Current account deficit swells to $9.09b in first half of current fiscal year

ISLAMABAD - Pakistan’s current account deficit has widened to $9.092 billion in first half (July to December) of the current fiscal year, which is putting pressure on the foreign exchange reserves which are decreasing sharply.
The CAD was recorded at $9.092 billion in July to December period of the year 2021-22 as compared to $1.247 billion in the corresponding period of the previous year. Pakistan’s exports were recorded at $15.236 billion as against $36.412 billion imports. Foreign remittances were recorded at $15.808 billion in first half of the current fiscal year. The current account deficit (CAD) rose to $1.93 billion in December’21 from $1.89 billion in Nov’21, according to the latest data of the State Bank of Pakistan.
Pakistan’s foreign exchange reserves are decreasing sharply due to the repayment of previous loans as well as financing of the current account deficit. The State Bank of Pakistan (SBP)’s held foreign exchange reserves have declined by slightly above $3 billion since August 2021. In just one week time, reserves have declined by $562 million mainly on account of international debt servicing. Reserves held by the SBP have decreased to $17 billion. Meanwhile, the reserves would further come under pressure in the next six months as Pakistan has to repay $8.7 billion in the second half of FY 2022.
The economic experts believed that controlling current account deficit is one of the major challenges for the incumbent government. They said that oil prices have started to increase in international market, which would put further pressure on the imports and thus widening of current account deficit. They recommended the government to tax the non essential commodities to control the soaring imports of the country.
Renowned economist Dr Ashfaq Hasan Khan has asked for adopting ‘aggressive and yet selective import policy’ to control the soaring trade deficit of the country. “How will you control the import bill when you are importing luxuries vehicles, mobile phones, eatables commodities and others?” Import bill would definitely go up when you are even importing food for pets. He further said that imports have started increasing with the same speed. When contacted, Dr Khaqan Najeeb, former advisor, Ministry of Finance, said government needs to be highly vigilant about Pakistan’s external financing requirements. These requirements include short, medium and long term debt of the country due during a fiscal year, plus the current account deficit. External financing requirement for Pakistan is likely to exceed $28 billion for FY2022. In addition there is also the Chinese safe deposit of $ 4 billion which needs to be rolled over.
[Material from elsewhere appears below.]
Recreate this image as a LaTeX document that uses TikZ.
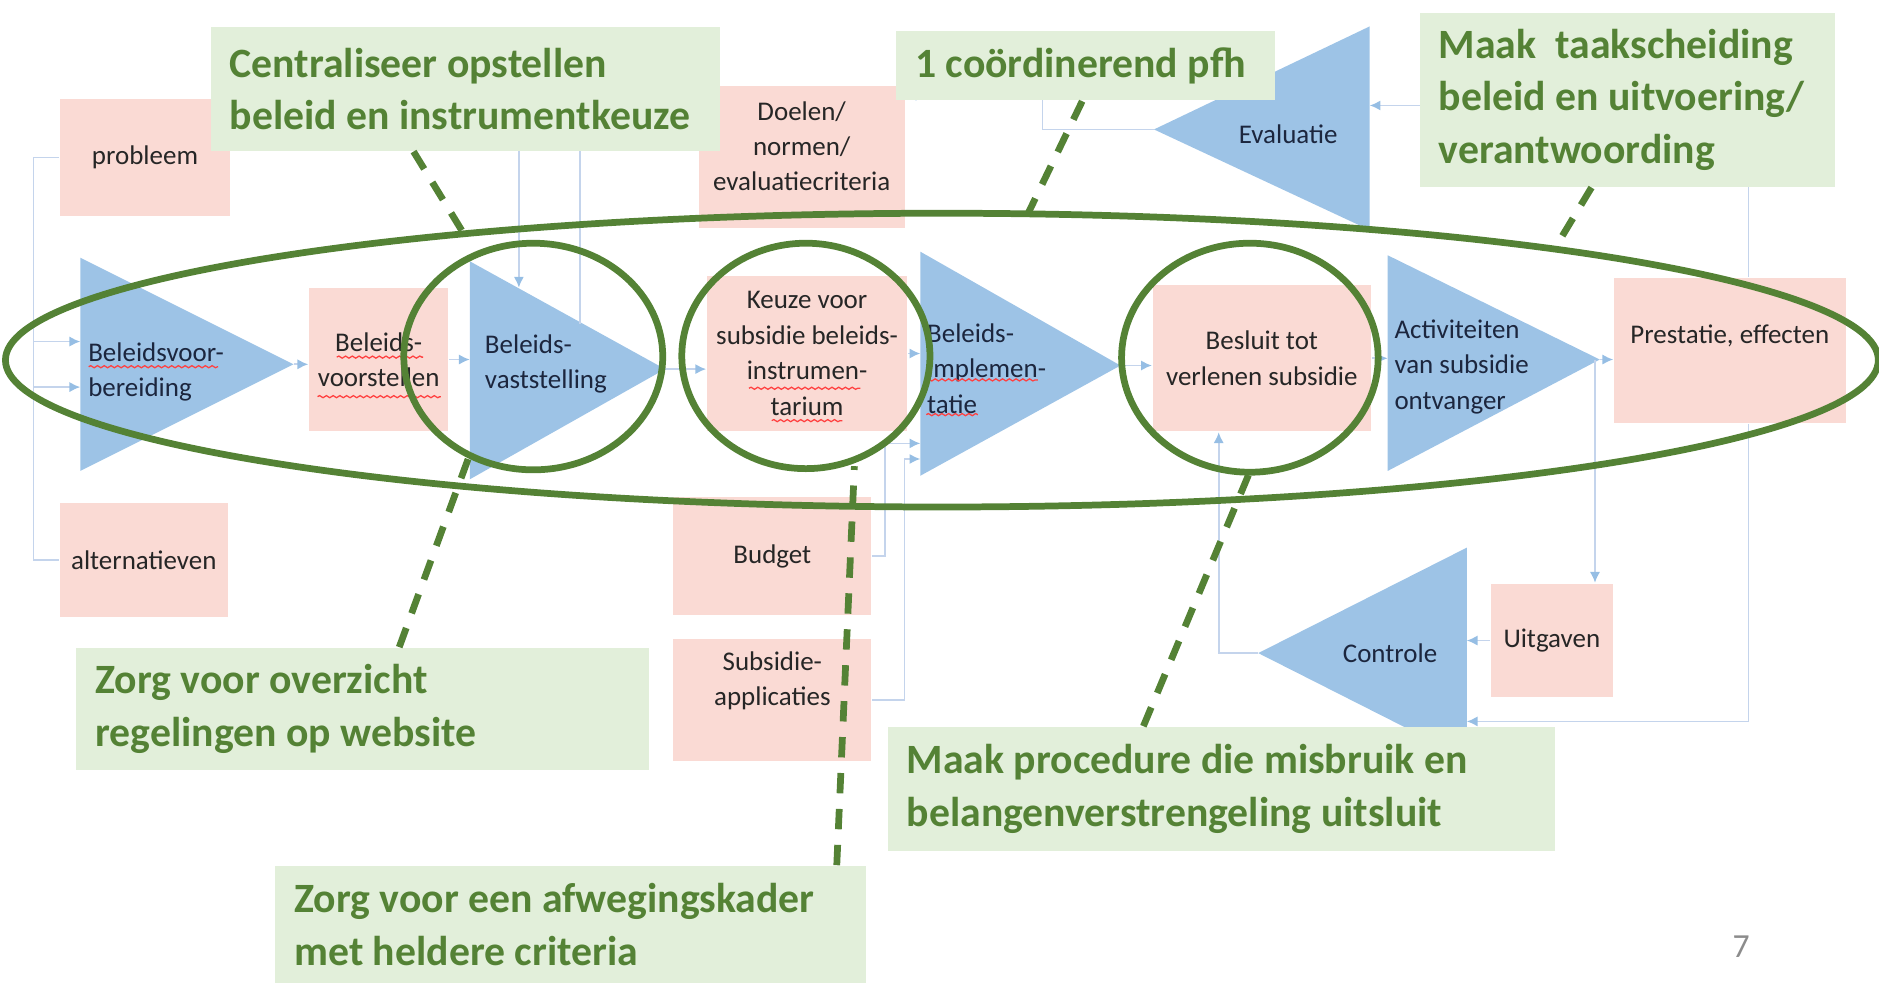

Dr Khaqan highlighted some concerns going forward based on the analyses of the external data for the first half of FY22. Debt repayment for the second half is much higher than what has been paid in the first six months. The much higher repayment of debt liabilities of $8.7 billion in the second half of FY 2022 can put pressure on the country’s balance of payments and the exchange rate.
He said considering the external needs, Pakistan’s ability to complete IMFs 6th review is thus crucial for securing the $1 billion and for access to other creditors. Dr. Khaqan, while commenting on the current account deficit, explained that it had become larger than initially anticipated. Current account deficit of near to 5 percent of GDP in FY2022 will be the largest deficit after FY 2018. 
Dr Khaqan concluded by pointing out two other areas of concern for balance of payments. One price of Brent (oil) has bounced back beyond $ 86 with some analysts pointing to a rising trend. Two, rising demand on the food and related items continue to hike the import bill like the recent import of urea. These trends could exert pressure on the country’s balance of payment with serious implications on level of foreign exchange reserves and the exchange rate in the country. He felt sound monitoring by the govt and taking timely remedial steps could help.